Coda File System

Re: problems with hoarding deep paths

From: Jan Harkes <jaharkes_at_cs.cmu.edu>
Date: Fri, 12 Dec 2003 13:47:10 -0500
On Thu, Dec 11, 2003 at 12:12:40PM +0900, Stephen J. Turnbull wrote:
> I'm playing with Tom Lord's arch revision control system, which for
> idiosyncratic reasons likes to create very deep paths.

Looked at that as well, but I have some 'questions' about the usability
of the locking scheme when a new changeset is committed. There is some
really nasty sequence of cross-directory renames that will not resolve
using the current per-directory operation logs on replicated volumes.
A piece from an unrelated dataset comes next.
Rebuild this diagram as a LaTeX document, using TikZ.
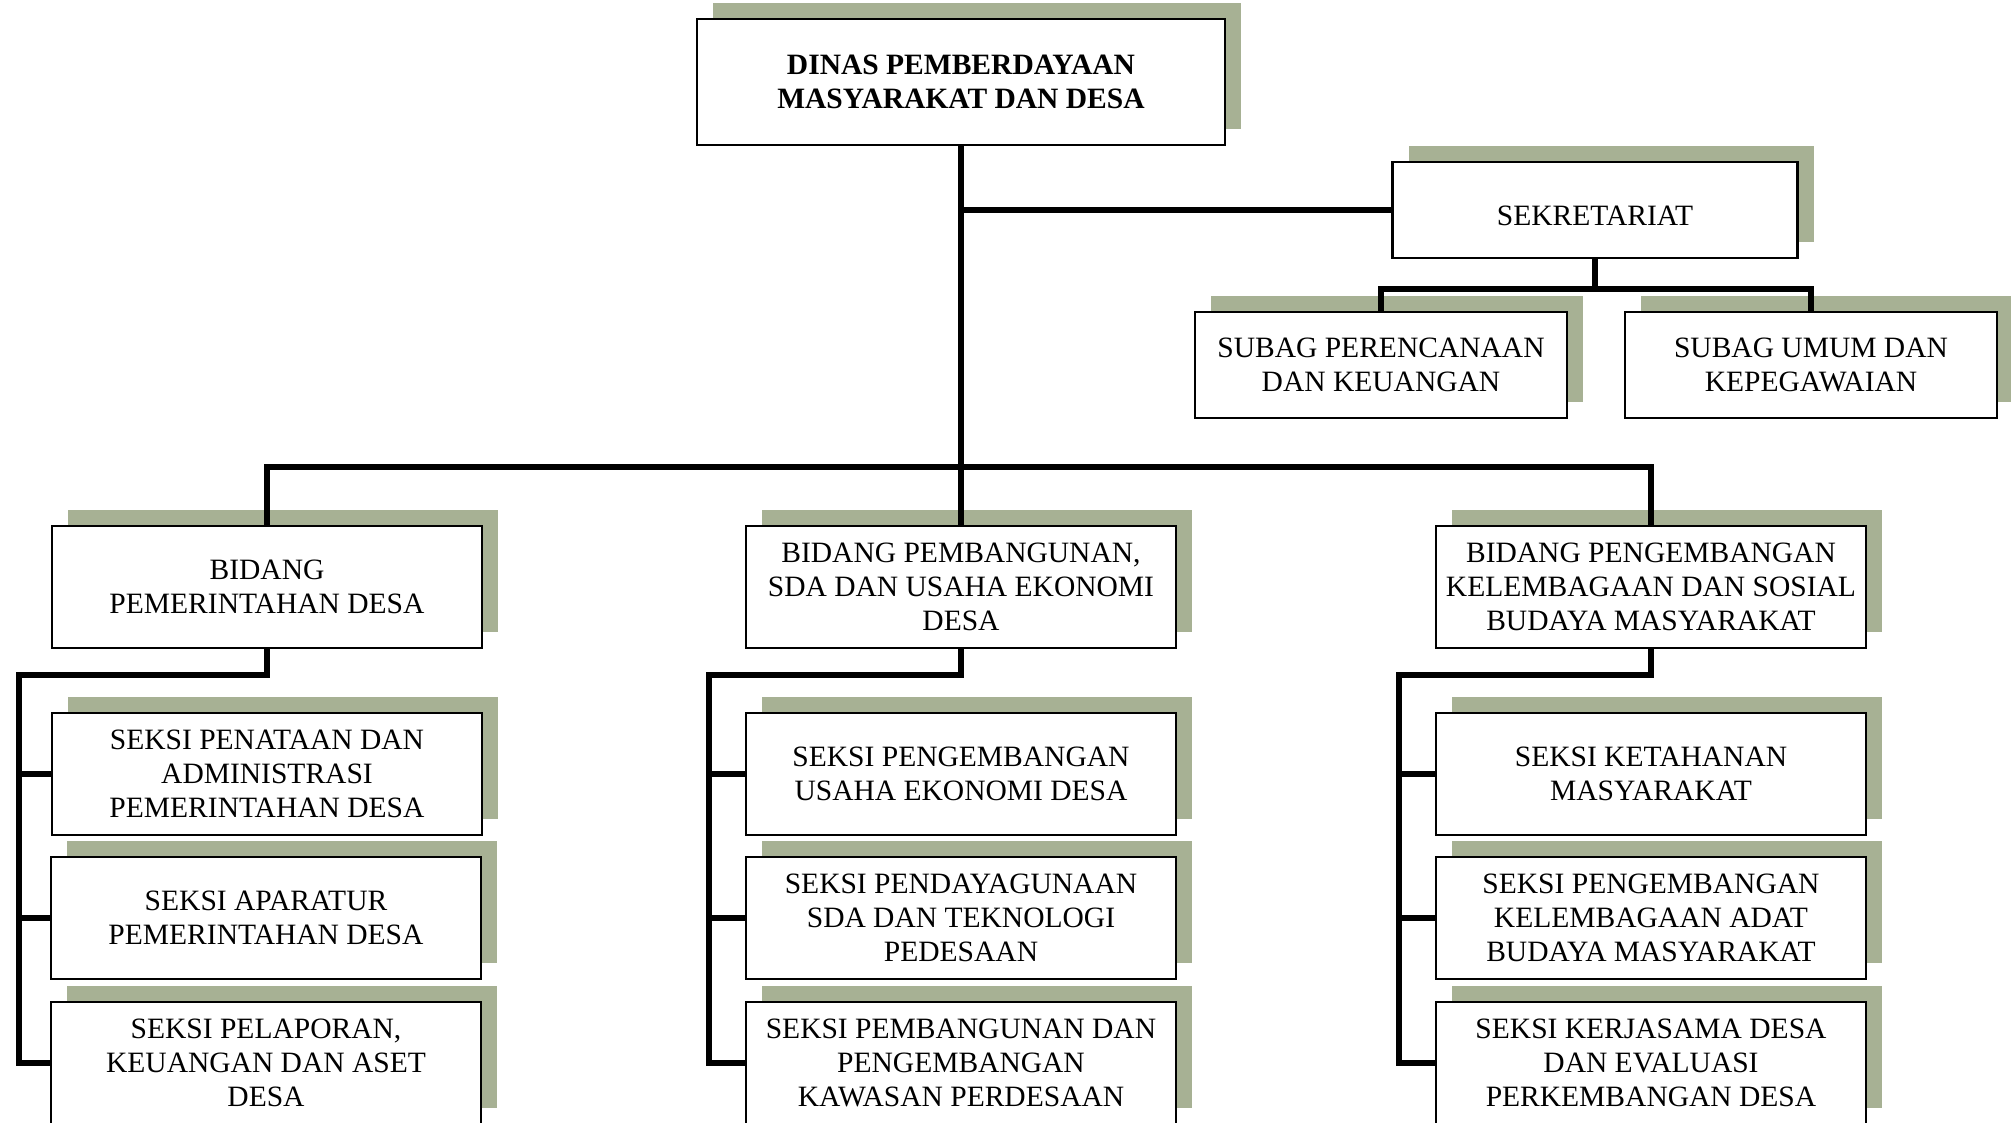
\documentclass[tikz,border=0pt]{standalone}
\usepackage{fontspec}
\setmainfont{Liberation Serif}
\usetikzlibrary{shadows}
\definecolor{shadegreen}{RGB}{167,177,148}

\begin{document}
\begin{tikzpicture}[
  unit/.style={draw, line width=0.8pt, fill=white, align=center, inner sep=0pt,
    minimum width=4.30cm, minimum height=1.22cm,
    font=\fontsize{8.4}{9.7}\selectfont,
    execute at begin node={\rule{0pt}{9pt}},
    general shadow={fill=shadegreen, shadow xshift=0.16cm, shadow yshift=0.16cm}},
  conn/.style={line width=1.5pt}]
\path[use as bounding box, clip] (0,0) rectangle (20.11,11.22);
% head and secretariat
\node[unit, minimum width=5.28cm, minimum height=1.26cm, font=\fontsize{8.4}{9.7}\selectfont\bfseries] (dinas) at (9.61,10.40) {DINAS PEMBERDAYAAN\\MASYARAKAT DAN DESA};
\node[unit, minimum width=4.05cm, minimum height=0.96cm] (sekre) at (15.95,9.12) {SEKRETARIAT};
\node[unit, minimum width=3.72cm, minimum height=1.06cm] (subA) at (13.81,7.57) {SUBAG PERENCANAAN\\DAN KEUANGAN};
\node[unit, minimum width=3.72cm, minimum height=1.06cm] (subB) at (18.11,7.57) {SUBAG UMUM DAN\\KEPEGAWAIAN};
% bidang
\node[unit] (bidA) at (2.67,5.35) {BIDANG\\PEMERINTAHAN DESA};
\node[unit] (bidB) at (9.61,5.35) {BIDANG PEMBANGUNAN,\\SDA DAN USAHA EKONOMI\\DESA};
\node[unit] (bidC) at (16.51,5.35) {BIDANG PENGEMBANGAN\\KELEMBAGAAN DAN SOSIAL\\BUDAYA MASYARAKAT};
% seksi
\node[unit] (sekA1) at (2.67,3.48) {SEKSI PENATAAN DAN\\ADMINISTRASI\\PEMERINTAHAN DESA};
\node[unit] (sekA2) at (2.66,2.04) {SEKSI APARATUR\\PEMERINTAHAN DESA};
\node[unit] (sekA3) at (2.66,0.59) {SEKSI PELAPORAN,\\KEUANGAN DAN ASET\\DESA};
\node[unit] (sekB1) at (9.61,3.48) {SEKSI PENGEMBANGAN\\USAHA EKONOMI DESA};
\node[unit] (sekB2) at (9.61,2.04) {SEKSI PENDAYAGUNAAN\\SDA DAN TEKNOLOGI\\PEDESAAN};
\node[unit] (sekB3) at (9.61,0.59) {SEKSI PEMBANGUNAN DAN\\PENGEMBANGAN\\KAWASAN PERDESAAN};
\node[unit] (sekC1) at (16.51,3.48) {SEKSI KETAHANAN\\MASYARAKAT};
\node[unit] (sekC2) at (16.51,2.04) {SEKSI PENGEMBANGAN\\KELEMBAGAAN ADAT\\BUDAYA MASYARAKAT};
\node[unit] (sekC3) at (16.51,0.59) {SEKSI KERJASAMA DESA\\DAN EVALUASI\\PERKEMBANGAN DESA};
% connectors
\coordinate (bus) at (9.61,6.55);
\coordinate (sekbus) at (15.95,8.33);
\draw[conn] (dinas.south) -- (bidB.north);
\draw[conn] (dinas.south |- sekre.west) -- (sekre.west);
\draw[conn] (bidA.north) |- (bus) -| (bidC.north);
\draw[conn] (sekre.south) -- (sekbus);
\draw[conn] (subA.north) |- (sekbus) -| (subB.north);
\foreach \col/\rx in {A/0.19, B/7.09, C/13.99} {
  \coordinate (rail\col) at (\rx,4.47);
  \draw[conn] (bid\col.south) |- (rail\col) |- (sek\col3.west);
  \draw[conn] (rail\col |- sek\col1.west) -- (sek\col1.west);
  \draw[conn] (rail\col |- sek\col2.west) -- (sek\col2.west);
}
\end{tikzpicture}
\end{document}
> The crash actually happens in
> 
> #3 vproc::namev(char*, int, venus_cnode*) (this=0x6e656870,
>    path=0x150a2bb0 "henstephenstephenstephenstephenstephenstephenstephen\
> stephenstephenstephenstephenstephenstephenstephenstephenstephenstephen\
> stephenstephenstephenstephenstephenstephens"..., \
> flags=352986320, vpp=0x68706574)
> 
> (long line broken for readability).  However, pretty obviously memory
> is badly corrupted (`this' is actually the string "phen" and `vpp' is
> "teph", in little-endian order).  Searching back in memory for the
> start of the corruption, I find a bunch of uninterpretable junk,
> followed by the string of bytes 0x0 0x1 0x2 0x3 0x4 0x5 0x6 0x7 0x8,
> followed by _exactly_ 256 bytes "./Research/.../stephen" (I've elided
> the middle), followed by the "stephenstephen..." pattern, which
> continues until I get a memory access error.  (The deepest such I know
> of in my /coda is actually 288 characters long, including the initial
> "./".  I don't know what exactly is being accessed because of the
> truncation, and gdb is completely confused so I can't access *this or
> *vpp :-(.)

Interesting, there is a CODA_MAXPATHLEN, which should limit the total
size of an allowed path and is 1024. Then there is CODA_MAXNAMLEN which
limits the size of each path component and is defined as 255.

Maybe some code is allocates a CODA_MAXNAMLEN sized buffer and tries to
store the path in there.

> I tend to suspect something in hoard is passing bogus paths to the
> kernel, which passes them on to venus, because this only happens with

Looking at the hoard pioctls, there does seem to be some confusion
between CODA_MAXPATHLEN and MAXPATHLEN. Adding a hoard entry only allows
1024 character length pathnames, but deleting can be done with 4096
characters.

> Ie, gdb since pre-6.0 is broken, and seems to regularly get confused
> about how many levels of indirection it is dealing with.  I know that
> for XEmacs bugs which are repeatable on both Debian Linux and FreeBSD,
> my FreeBSD-using colleague (with gdb at 5.x) regularly posts sane
> backtraces when the Linux backtrace is obviously bogus (it often
> prints ints as though they were pointers, etc.)

It looks like the -O2 optimization is actually more effectively
allocating variables in registers on gcc-3.2+ compilers. Once a
variable is not going to be referenced, it is almost immediately
clobbered if you examine it with gdb.